I've been thinking lately about tests in software development. There are many blogs, talks and articles out there clamoring for more tests, for TDD (or against TDD), for having a more complete test suite etc. I'm coming to the opinion that all these are detrimental approaches to testing. Tests are not inherently good, more tests does not necessarily make your software better. Take, for example, a codebase with 100% branch coverage, but a test suite that takes 14 days to run - are those tests effective? Do they even guarantee that there are no bugs in the code? (No - branch coverage doesn't guarantee proper integration with other systems, that you're not missing necessary branches or the correctness of business logic). If you delivered 100,000 tests and no code, would the project succeed?

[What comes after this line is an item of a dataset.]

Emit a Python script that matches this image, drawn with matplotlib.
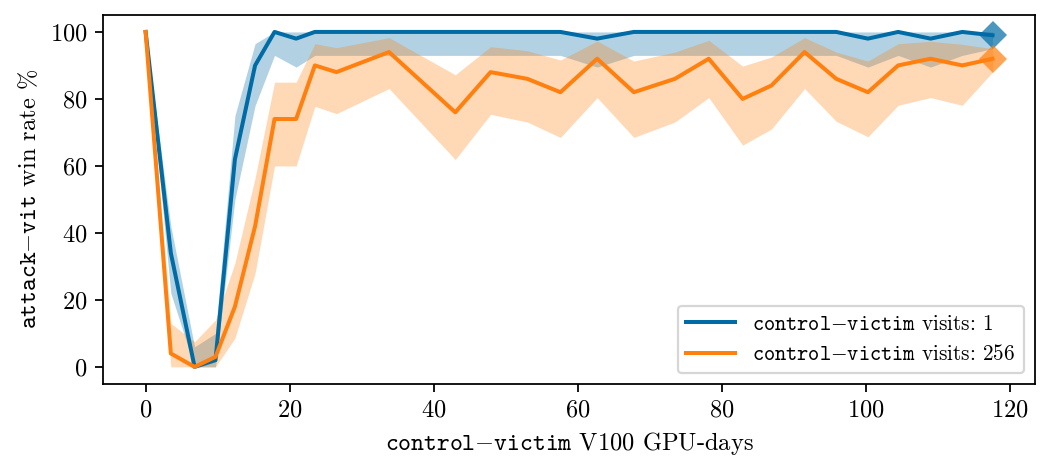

Recently, I've started thinking about a metaphor relating tests to nails in the context of building a deck. When building a deck, nails are absolutely fundamental (lets just assume that nails = screws or whatever fastener you want to use for your deck). You can't have a stable, useful deck that has too few nails. Likewise, having enough tests is fundamental in having stable, useful software. But in a deck, if you had too many nails (for example: a nail ever square inch) you could actually begin to damage the boards and your deck would become less stable with each nail. This is to say there is an optimal number of nails, and tests. Too few tests won't detect regressions and prevent deploying broken code. Too many tests can ultimately damage the health of your codebase, either by making it impossible to run the test suite in a consistent manner or by making changing anything so painful that people start to ignore test failures (or perhaps in other, more subtle ways).

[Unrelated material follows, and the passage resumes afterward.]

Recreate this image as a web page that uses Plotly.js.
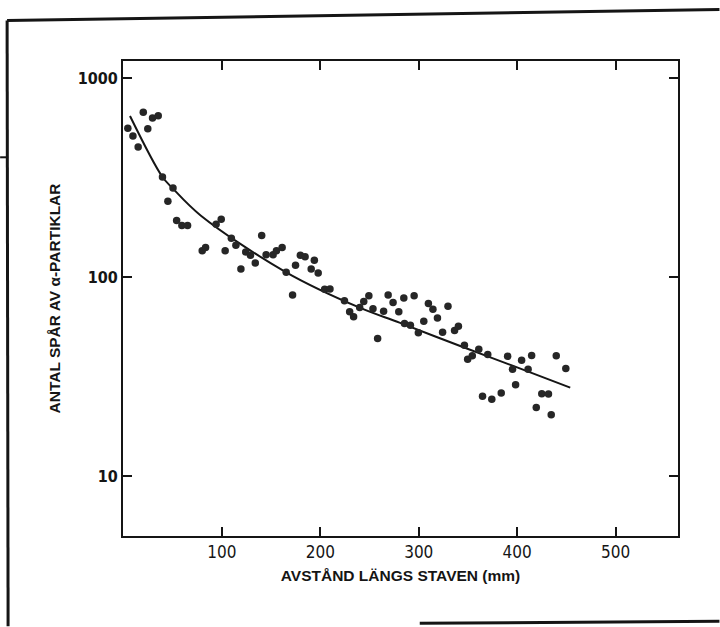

The other thought that I draw out of this metaphor (I'm trying not to take it too far) is that nails and tests need to be put in the right places. Nails that just go through the decking, not securing it to anything, are detrimental - they don't count towards that optimum number. Likewise, tests that test implementation instead of results (e.g. we called these three methods as opposed to we got this return value) make refactoring difficult and don't do anything to ensure correctness. Testing private methods or the correctness of libraries (which have their own test suites) probably also fall into this bucket. We need to have good tests in the right places.

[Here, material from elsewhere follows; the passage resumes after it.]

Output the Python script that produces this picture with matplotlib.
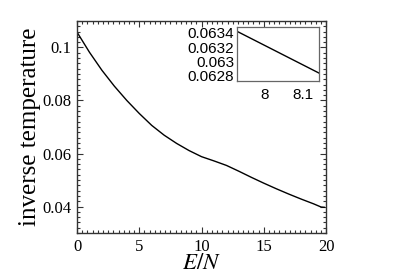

This is all, ultimately, to point out that tests are not a goal in and of themselves. They are useful for supporting the stability of software and in preventing bugs - both initially and when making changes. When tests are created for the sake of 'having more tests' or similar, non-business-goal oriented reasons, they can become detrimental rather than useful. TL;DR: Tests need to support the real purpose - working code which delivers business value - not as a value in and of themselves.